"""

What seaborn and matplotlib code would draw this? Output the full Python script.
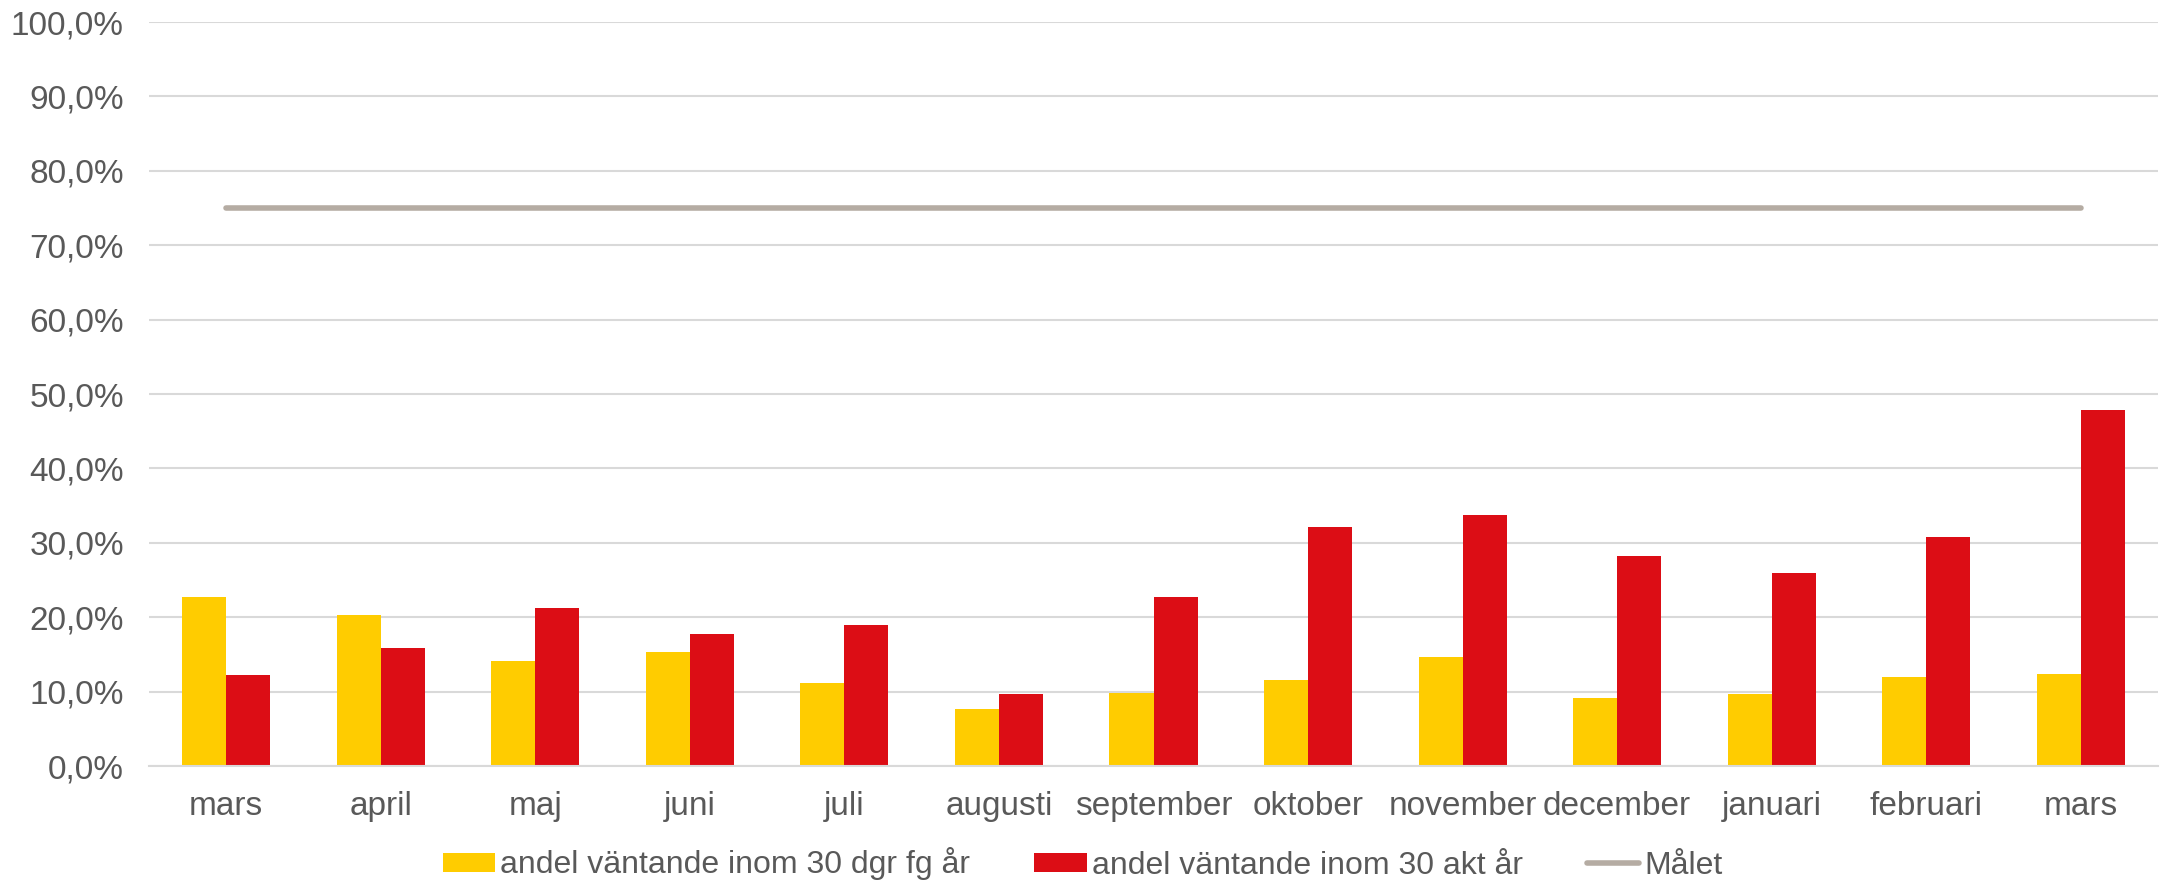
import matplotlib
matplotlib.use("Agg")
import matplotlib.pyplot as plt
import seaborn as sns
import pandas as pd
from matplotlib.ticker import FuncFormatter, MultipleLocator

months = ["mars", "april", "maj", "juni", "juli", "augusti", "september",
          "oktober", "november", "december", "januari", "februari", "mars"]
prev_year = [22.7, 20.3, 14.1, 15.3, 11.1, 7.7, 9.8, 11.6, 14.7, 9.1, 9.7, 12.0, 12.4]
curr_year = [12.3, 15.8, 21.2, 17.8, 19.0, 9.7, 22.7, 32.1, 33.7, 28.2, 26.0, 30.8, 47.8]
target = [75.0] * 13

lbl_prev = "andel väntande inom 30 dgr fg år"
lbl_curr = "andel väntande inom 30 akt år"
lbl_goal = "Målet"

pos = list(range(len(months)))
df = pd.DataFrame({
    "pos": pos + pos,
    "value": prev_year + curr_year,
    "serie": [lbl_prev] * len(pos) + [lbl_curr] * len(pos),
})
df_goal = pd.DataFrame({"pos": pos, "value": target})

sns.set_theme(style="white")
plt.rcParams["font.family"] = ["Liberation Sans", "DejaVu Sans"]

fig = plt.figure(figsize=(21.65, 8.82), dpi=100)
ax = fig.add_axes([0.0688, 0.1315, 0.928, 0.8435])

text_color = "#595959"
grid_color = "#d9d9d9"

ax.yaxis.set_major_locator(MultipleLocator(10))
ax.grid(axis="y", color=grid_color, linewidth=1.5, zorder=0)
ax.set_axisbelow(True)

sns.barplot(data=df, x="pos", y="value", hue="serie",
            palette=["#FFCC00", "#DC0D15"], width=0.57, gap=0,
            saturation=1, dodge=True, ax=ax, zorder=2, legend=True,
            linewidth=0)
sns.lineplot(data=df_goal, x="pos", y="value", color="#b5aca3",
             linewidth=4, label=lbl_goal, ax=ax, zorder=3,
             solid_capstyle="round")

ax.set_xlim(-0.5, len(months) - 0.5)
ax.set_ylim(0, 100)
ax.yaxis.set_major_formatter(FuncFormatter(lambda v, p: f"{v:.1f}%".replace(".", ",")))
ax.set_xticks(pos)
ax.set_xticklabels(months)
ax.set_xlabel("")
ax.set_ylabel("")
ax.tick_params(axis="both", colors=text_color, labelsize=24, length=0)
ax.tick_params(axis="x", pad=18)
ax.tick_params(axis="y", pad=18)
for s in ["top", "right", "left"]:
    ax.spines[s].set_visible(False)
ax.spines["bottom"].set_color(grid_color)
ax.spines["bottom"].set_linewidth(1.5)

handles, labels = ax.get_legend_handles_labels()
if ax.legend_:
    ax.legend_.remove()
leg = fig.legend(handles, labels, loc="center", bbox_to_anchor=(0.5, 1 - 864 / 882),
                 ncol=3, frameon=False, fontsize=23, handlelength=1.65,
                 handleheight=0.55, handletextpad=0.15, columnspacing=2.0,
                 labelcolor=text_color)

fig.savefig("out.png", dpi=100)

"""

DIRECTIONS FOR THIS TASK -> Repeat the full listing above exactly, with no pictures in the copy.

EXERCISE RESPONSE ->
What seaborn and matplotlib code would draw this? Output the full Python script.
import matplotlib
matplotlib.use("Agg")
import matplotlib.pyplot as plt
import seaborn as sns
import pandas as pd
from matplotlib.ticker import FuncFormatter, MultipleLocator

months = ["mars", "april", "maj", "juni", "juli", "augusti", "september",
          "oktober", "november", "december", "januari", "februari", "mars"]
prev_year = [22.7, 20.3, 14.1, 15.3, 11.1, 7.7, 9.8, 11.6, 14.7, 9.1, 9.7, 12.0, 12.4]
curr_year = [12.3, 15.8, 21.2, 17.8, 19.0, 9.7, 22.7, 32.1, 33.7, 28.2, 26.0, 30.8, 47.8]
target = [75.0] * 13

lbl_prev = "andel väntande inom 30 dgr fg år"
lbl_curr = "andel väntande inom 30 akt år"
lbl_goal = "Målet"

pos = list(range(len(months)))
df = pd.DataFrame({
    "pos": pos + pos,
    "value": prev_year + curr_year,
    "serie": [lbl_prev] * len(pos) + [lbl_curr] * len(pos),
})
df_goal = pd.DataFrame({"pos": pos, "value": target})

sns.set_theme(style="white")
plt.rcParams["font.family"] = ["Liberation Sans", "DejaVu Sans"]

fig = plt.figure(figsize=(21.65, 8.82), dpi=100)
ax = fig.add_axes([0.0688, 0.1315, 0.928, 0.8435])

text_color = "#595959"
grid_color = "#d9d9d9"

ax.yaxis.set_major_locator(MultipleLocator(10))
ax.grid(axis="y", color=grid_color, linewidth=1.5, zorder=0)
ax.set_axisbelow(True)

sns.barplot(data=df, x="pos", y="value", hue="serie",
            palette=["#FFCC00", "#DC0D15"], width=0.57, gap=0,
            saturation=1, dodge=True, ax=ax, zorder=2, legend=True,
            linewidth=0)
sns.lineplot(data=df_goal, x="pos", y="value", color="#b5aca3",
             linewidth=4, label=lbl_goal, ax=ax, zorder=3,
             solid_capstyle="round")

ax.set_xlim(-0.5, len(months) - 0.5)
ax.set_ylim(0, 100)
ax.yaxis.set_major_formatter(FuncFormatter(lambda v, p: f"{v:.1f}%".replace(".", ",")))
ax.set_xticks(pos)
ax.set_xticklabels(months)
ax.set_xlabel("")
ax.set_ylabel("")
ax.tick_params(axis="both", colors=text_color, labelsize=24, length=0)
ax.tick_params(axis="x", pad=18)
ax.tick_params(axis="y", pad=18)
for s in ["top", "right", "left"]:
    ax.spines[s].set_visible(False)
ax.spines["bottom"].set_color(grid_color)
ax.spines["bottom"].set_linewidth(1.5)

handles, labels = ax.get_legend_handles_labels()
if ax.legend_:
    ax.legend_.remove()
leg = fig.legend(handles, labels, loc="center", bbox_to_anchor=(0.5, 1 - 864 / 882),
                 ncol=3, frameon=False, fontsize=23, handlelength=1.65,
                 handleheight=0.55, handletextpad=0.15, columnspacing=2.0,
                 labelcolor=text_color)

fig.savefig("out.png", dpi=100)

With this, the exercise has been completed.